INSTRUCTIONS TO FOLLOW — Only the lines from the start of the data to the line containing "0.0028, 0.0027, 0.0027]", both included, should be output, exactly and without pictures.

********************

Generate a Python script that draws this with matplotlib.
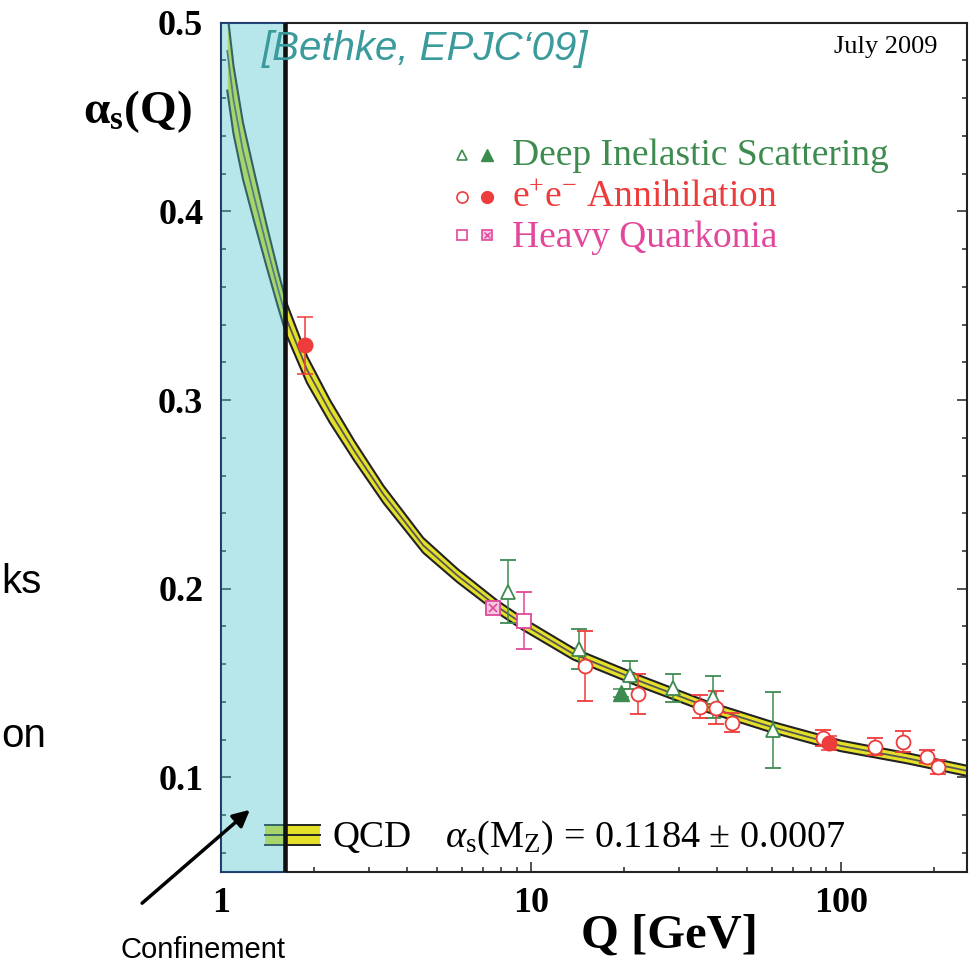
import numpy as np
import matplotlib.pyplot as plt
from matplotlib.ticker import FixedLocator, FixedFormatter, MultipleLocator, NullFormatter

plt.rcParams['mathtext.fontset'] = 'custom'
plt.rcParams['mathtext.rm'] = 'Liberation Serif'
plt.rcParams['mathtext.it'] = 'Liberation Serif:italic'
plt.rcParams['mathtext.bf'] = 'Liberation Serif:bold'

# QCD band (centre and half width)
band_q = [1.05, 1.1, 1.18, 1.29, 1.41, 1.53, 1.63, 1.9, 2.25, 2.7, 3.35, 4.5,
          5.8, 7.8, 9.5, 13.7, 22.5, 37, 59, 100, 163, 255]
band_alpha = [0.485, 0.459, 0.432, 0.406, 0.381, 0.359, 0.343, 0.316, 0.294, 0.273,
              0.250, 0.223, 0.207, 0.1905, 0.181, 0.1655, 0.151, 0.1375, 0.127,
              0.1167, 0.1102, 0.1035]
band_err = [0.021, 0.018, 0.015, 0.013, 0.011, 0.0095, 0.0085, 0.007, 0.006, 0.0052,
            0.0045, 0.0039, 0.0035, 0.0032, 0.0031, 0.003, 0.0029, 0.0028, 0.0028,
            0.0028, 0.0027, 0.0027]

# deep inelastic scattering
dis_q = [8.47, 14.3, 20.9, 28.8, 38.6, 60.6]
dis_a = [0.1985, 0.168, 0.1543, 0.1473, 0.1425, 0.1252]
dis_e = [0.0165, 0.0105, 0.0076, 0.0075, 0.011, 0.020]
dis_full_q = [19.6]
dis_full_a = [0.1446]
dis_full_e = [0.002]

# e+e- annihilation
ee_q = [15.0, 22.2, 35.2, 39.6, 44.5, 87.9, 129, 159, 190, 206]
ee_a = [0.159, 0.1441, 0.1375, 0.137, 0.129, 0.1208, 0.1163, 0.119, 0.111, 0.1054]
ee_e = [0.0185, 0.0106, 0.006, 0.0087, 0.005, 0.0043, 0.0047, 0.0055, 0.0035, 0.0037]
ee_full_q = [1.87, 92.0]
ee_full_a = [0.329, 0.1181]
ee_full_e = [0.015, 0.0037]

# heavy quarkonia
hq_q = [9.51]
hq_a = [0.183]
hq_e = [0.015]
hq_lat_q = [7.54]
hq_lat_a = [0.190]
hq_lat_e = [0.003]

green = '#3d8b4f'
red = '#ee3b3b'
pink = '#e2479b'
yellow = '#e4e02a'
cyan = (77/255, 197/255, 207/255, 0.4)

W, H = 969, 964
fig = plt.figure(figsize=(W/100, H/100), dpi=100)
ax = fig.add_axes([220.7/W, (H-871.7)/H, 746/W, 849/H])

def fx(px):
    return (px - 220.7) / 746.0

def fy(py):
    return (871.7 - py) / 849.0

def fig_xy(px, py):
    return px / W, 1 - py / H

# band
lo = np.array(band_alpha) - np.array(band_err)
hi = np.array(band_alpha) + np.array(band_err)
ax.fill_between(band_q, lo, hi, color=yellow, lw=0, zorder=2)
ax.plot(band_q, lo, color='#222222', lw=1.5, zorder=2.1)
ax.plot(band_q, hi, color='#222222', lw=1.5, zorder=2.1)
ax.plot(band_q, band_alpha, color='#555555', lw=1.3, zorder=2.1)

eb = dict(capsize=5.5, elinewidth=1.1, capthick=1.1, ls='none', zorder=5)
ax.errorbar(dis_q, dis_a, yerr=dis_e, fmt='^', color=green, mfc='white', mec=green,
            ms=10, mew=1.3, **eb)
ax.errorbar(dis_full_q, dis_full_a, yerr=dis_full_e, fmt='^', color=green, ms=11, **eb)
ax.errorbar(ee_q, ee_a, yerr=ee_e, fmt='o', color=red, mfc='white', mec=red,
            ms=10, mew=1.3, **eb)
ax.errorbar(ee_full_q, ee_full_a, yerr=ee_full_e, fmt='o', color=red, ms=10.5, **eb)
ax.errorbar(hq_q, hq_a, yerr=hq_e, fmt='s', color=pink, mfc='white', mec=pink,
            ms=9.5, mew=1.3, **eb)
ax.errorbar(hq_lat_q, hq_lat_a, yerr=hq_lat_e, fmt='s', color=pink, mfc='#f6c8e0',
            mec=pink, ms=9.5, mew=1.3, **eb)
ax.plot(hq_lat_q, hq_lat_a, 'x', color=pink, ms=6, mew=1.2, zorder=6)

# confinement region overlay
ax.axvspan(1, 1.61, ymin=0, ymax=1.0, fc=cyan, ec='#1f3f7a', lw=1.2,
           zorder=3, clip_on=False)
ax.axvline(1.61, ymin=0, ymax=0.998, color='#111111', lw=3.3, zorder=4)

ax.set_xscale('log')
ax.set_xlim(1, 255)
ax.set_ylim(0.05, 0.5)

ax.xaxis.set_major_locator(FixedLocator([1, 10, 100]))
ax.xaxis.set_major_formatter(FixedFormatter(['1', '10', '100']))
ax.xaxis.set_minor_locator(FixedLocator([2, 3, 4, 5, 6, 7, 8, 9, 20, 30, 40, 50,
                                         60, 70, 80, 90, 200]))
ax.xaxis.set_minor_formatter(NullFormatter())
ax.yaxis.set_major_locator(FixedLocator([0.1, 0.2, 0.3, 0.4, 0.5]))
ax.yaxis.set_major_formatter(FixedFormatter(['0.1', '0.2', '0.3', '0.4', '0.5']))
ax.yaxis.set_minor_locator(MultipleLocator(0.02))

ax.tick_params(which='both', direction='in', right=True, top=False, width=1.1,
               color='#222222')
ax.tick_params(which='major', length=7.2)
ax.tick_params(which='minor', length=3.6)
ax.tick_params(axis='y', pad=12.5)
ax.tick_params(axis='x', pad=11)
for lab in ax.get_xticklabels() + ax.get_yticklabels():
    lab.set_fontfamily('Liberation Serif')
    lab.set_fontweight('bold')
    lab.set_fontsize(26)
for sp in ax.spines.values():
    sp.set_linewidth(1.5)
    sp.set_color('#222222')

# legend drawn by hand
ax.plot(fx(462), fy(155), '^', mfc='white', mec=green, ms=7.5, mew=1.2,
        transform=ax.transAxes, clip_on=False)
ax.plot(fx(487), fy(155), '^', color=green, ms=8, transform=ax.transAxes, clip_on=False)
ax.plot(fx(462), fy(197), 'o', mfc='white', mec=red, ms=8, mew=1.2,
        transform=ax.transAxes, clip_on=False)
ax.plot(fx(487), fy(197), 'o', color=red, ms=8.5, transform=ax.transAxes, clip_on=False)
ax.plot(fx(462), fy(235), 's', mfc='white', mec=pink, ms=7.5, mew=1.2,
        transform=ax.transAxes, clip_on=False)
ax.plot(fx(487), fy(235), 's', mfc='#f6c8e0', mec=pink, ms=7.5, mew=1.2,
        transform=ax.transAxes, clip_on=False)
ax.plot(fx(487), fy(235), 'x', color=pink, ms=5, mew=1.0,
        transform=ax.transAxes, clip_on=False)

serif = 'Liberation Serif'
ax.text(fx(512), fy(165), 'Deep Inelastic Scattering', transform=ax.transAxes,
        family=serif, fontsize=27, color=green, va='baseline')
ax.text(fx(512), fy(206), r'e$^{+}$e$^{-}$ Annihilation', transform=ax.transAxes,
        family=serif, fontsize=27, color=red, va='baseline')
ax.text(fx(512), fy(247), 'Heavy Quarkonia', transform=ax.transAxes,
        family=serif, fontsize=27, color=pink, va='baseline')

# QCD band legend
ax.fill_between([fx(265), fx(320)], fy(845), fy(825), color=yellow, lw=0,
                transform=ax.transAxes, zorder=2)
for yy in (825, 835, 845):
    ax.plot([fx(265), fx(320)], [fy(yy), fy(yy)], color='#222222', lw=1.4,
            transform=ax.transAxes, zorder=2.1)
ax.text(fx(333), fy(847), 'QCD', transform=ax.transAxes, family=serif,
        fontsize=27, va='baseline')
ax.text(fx(445), fy(847), r'$\alpha_{\rm s}$(M$_{\rm Z}$) = 0.1184 ± 0.0007',
        transform=ax.transAxes, family=serif, fontsize=27.5, va='baseline')

ax.text(fx(938), fy(53), 'July 2009', transform=ax.transAxes, family=serif,
        fontsize=19, ha='right', va='baseline')

# labels and slide annotations
fig.text(*fig_xy(83, 123), r'$\mathbf{\alpha_s}$(Q)', family=serif, fontweight='bold',
         fontsize=34, va='baseline')
fig.text(*fig_xy(669, 948), 'Q [GeV]', family=serif, fontweight='bold', fontsize=35,
         ha='center', va='baseline')
fig.text(*fig_xy(262, 60), '[Bethke, EPJC‘09]', family='Liberation Sans',
         style='italic', fontsize=29, color='#3a9a9c', va='baseline')
fig.text(*fig_xy(1, 593), 'ks', family='Liberation Sans', fontsize=29,
         ha='left', va='baseline')
fig.text(*fig_xy(1, 747), 'on', family='Liberation Sans', fontsize=29,
         ha='left', va='baseline')
fig.text(*fig_xy(120, 958), 'Confinement', family='Liberation Sans', fontsize=21,
         va='baseline')
ax.annotate('', xy=(252, H - 808), xytext=(140, H - 905), xycoords='figure pixels',
            textcoords='figure pixels', annotation_clip=False,
            arrowprops=dict(arrowstyle='-|>', lw=2.5, color='black', mutation_scale=25))

fig.savefig('out.png', dpi=100)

********************

SOLVED EXERCISE —
Generate a Python script that draws this with matplotlib.
import numpy as np
import matplotlib.pyplot as plt
from matplotlib.ticker import FixedLocator, FixedFormatter, MultipleLocator, NullFormatter

plt.rcParams['mathtext.fontset'] = 'custom'
plt.rcParams['mathtext.rm'] = 'Liberation Serif'
plt.rcParams['mathtext.it'] = 'Liberation Serif:italic'
plt.rcParams['mathtext.bf'] = 'Liberation Serif:bold'

# QCD band (centre and half width)
band_q = [1.05, 1.1, 1.18, 1.29, 1.41, 1.53, 1.63, 1.9, 2.25, 2.7, 3.35, 4.5,
          5.8, 7.8, 9.5, 13.7, 22.5, 37, 59, 100, 163, 255]
band_alpha = [0.485, 0.459, 0.432, 0.406, 0.381, 0.359, 0.343, 0.316, 0.294, 0.273,
              0.250, 0.223, 0.207, 0.1905, 0.181, 0.1655, 0.151, 0.1375, 0.127,
              0.1167, 0.1102, 0.1035]
band_err = [0.021, 0.018, 0.015, 0.013, 0.011, 0.0095, 0.0085, 0.007, 0.006, 0.0052,
            0.0045, 0.0039, 0.0035, 0.0032, 0.0031, 0.003, 0.0029, 0.0028, 0.0028,
            0.0028, 0.0027, 0.0027]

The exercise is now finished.